• **Work to be completed**: Repeat everything from the first line of the listing below through the line that contains "day_offsets = np.arange(0, 366, 2)", exactly. Leave out pictures.
<<<<
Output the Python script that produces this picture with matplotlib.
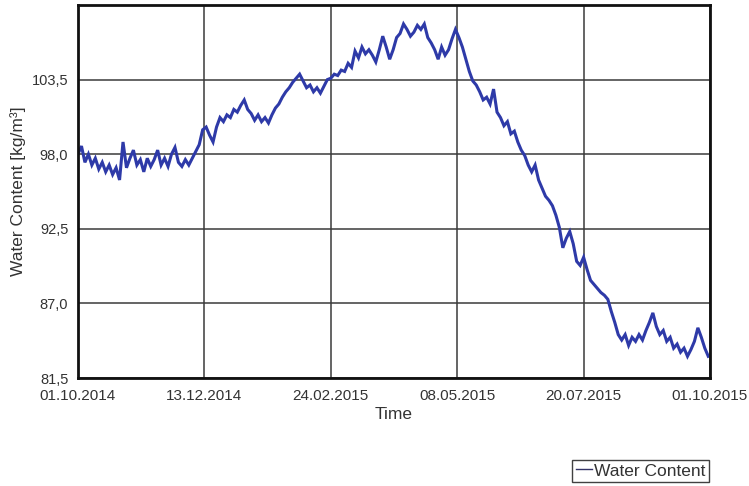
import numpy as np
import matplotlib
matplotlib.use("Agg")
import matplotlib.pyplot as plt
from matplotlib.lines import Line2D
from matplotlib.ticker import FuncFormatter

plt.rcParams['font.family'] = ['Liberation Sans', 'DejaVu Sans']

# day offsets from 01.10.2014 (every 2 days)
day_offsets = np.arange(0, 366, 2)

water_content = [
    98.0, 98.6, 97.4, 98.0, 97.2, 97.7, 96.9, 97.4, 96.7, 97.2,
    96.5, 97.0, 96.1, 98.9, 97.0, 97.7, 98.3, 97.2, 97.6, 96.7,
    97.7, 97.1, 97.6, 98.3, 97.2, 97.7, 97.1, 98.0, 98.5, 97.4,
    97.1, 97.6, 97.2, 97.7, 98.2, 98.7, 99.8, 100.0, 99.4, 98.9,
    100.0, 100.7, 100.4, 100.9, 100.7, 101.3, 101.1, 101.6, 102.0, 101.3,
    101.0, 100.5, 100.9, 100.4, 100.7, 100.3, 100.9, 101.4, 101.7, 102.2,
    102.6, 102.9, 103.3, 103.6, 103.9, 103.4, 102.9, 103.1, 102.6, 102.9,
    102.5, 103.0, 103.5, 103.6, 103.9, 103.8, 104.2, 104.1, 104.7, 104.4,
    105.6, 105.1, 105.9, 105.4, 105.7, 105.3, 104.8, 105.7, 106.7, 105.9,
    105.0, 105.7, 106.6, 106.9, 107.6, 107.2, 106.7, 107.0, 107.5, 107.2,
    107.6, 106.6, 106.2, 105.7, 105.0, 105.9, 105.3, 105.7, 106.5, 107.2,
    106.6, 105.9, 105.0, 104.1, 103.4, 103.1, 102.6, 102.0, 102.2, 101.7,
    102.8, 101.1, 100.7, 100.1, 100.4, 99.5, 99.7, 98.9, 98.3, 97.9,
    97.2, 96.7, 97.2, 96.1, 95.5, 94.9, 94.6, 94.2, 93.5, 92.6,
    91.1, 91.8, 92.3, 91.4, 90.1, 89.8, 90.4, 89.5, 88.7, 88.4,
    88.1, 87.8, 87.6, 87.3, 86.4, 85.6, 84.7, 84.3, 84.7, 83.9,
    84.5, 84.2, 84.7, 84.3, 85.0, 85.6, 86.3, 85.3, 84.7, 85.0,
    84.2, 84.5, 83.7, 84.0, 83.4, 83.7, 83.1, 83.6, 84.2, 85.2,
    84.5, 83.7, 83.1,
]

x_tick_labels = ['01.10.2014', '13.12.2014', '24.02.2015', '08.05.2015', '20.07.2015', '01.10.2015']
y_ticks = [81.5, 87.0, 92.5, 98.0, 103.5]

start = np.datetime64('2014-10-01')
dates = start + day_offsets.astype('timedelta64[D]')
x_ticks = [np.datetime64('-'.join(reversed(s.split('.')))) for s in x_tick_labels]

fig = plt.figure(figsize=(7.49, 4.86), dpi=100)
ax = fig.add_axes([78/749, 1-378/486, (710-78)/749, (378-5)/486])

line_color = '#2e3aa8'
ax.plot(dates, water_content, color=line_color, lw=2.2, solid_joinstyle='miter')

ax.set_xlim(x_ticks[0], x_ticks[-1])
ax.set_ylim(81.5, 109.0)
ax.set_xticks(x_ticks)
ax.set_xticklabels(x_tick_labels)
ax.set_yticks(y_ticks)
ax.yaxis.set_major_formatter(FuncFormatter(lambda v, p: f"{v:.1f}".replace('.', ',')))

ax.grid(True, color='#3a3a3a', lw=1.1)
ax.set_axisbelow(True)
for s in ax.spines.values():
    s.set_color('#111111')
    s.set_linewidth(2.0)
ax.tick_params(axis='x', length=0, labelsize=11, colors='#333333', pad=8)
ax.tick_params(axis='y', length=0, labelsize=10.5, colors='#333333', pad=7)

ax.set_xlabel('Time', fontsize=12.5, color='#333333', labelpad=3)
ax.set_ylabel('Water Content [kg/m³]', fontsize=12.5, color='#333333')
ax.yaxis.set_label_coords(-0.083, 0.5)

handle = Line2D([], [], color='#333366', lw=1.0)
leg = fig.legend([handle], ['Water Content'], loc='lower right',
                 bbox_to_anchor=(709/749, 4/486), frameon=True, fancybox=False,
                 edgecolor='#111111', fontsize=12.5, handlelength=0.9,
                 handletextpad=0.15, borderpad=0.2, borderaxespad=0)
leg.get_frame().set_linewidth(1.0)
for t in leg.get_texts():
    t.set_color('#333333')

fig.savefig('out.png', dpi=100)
>>>>
• **Reply**:
Output the Python script that produces this picture with matplotlib.
import numpy as np
import matplotlib
matplotlib.use("Agg")
import matplotlib.pyplot as plt
from matplotlib.lines import Line2D
from matplotlib.ticker import FuncFormatter

plt.rcParams['font.family'] = ['Liberation Sans', 'DejaVu Sans']

# day offsets from 01.10.2014 (every 2 days)
day_offsets = np.arange(0, 366, 2)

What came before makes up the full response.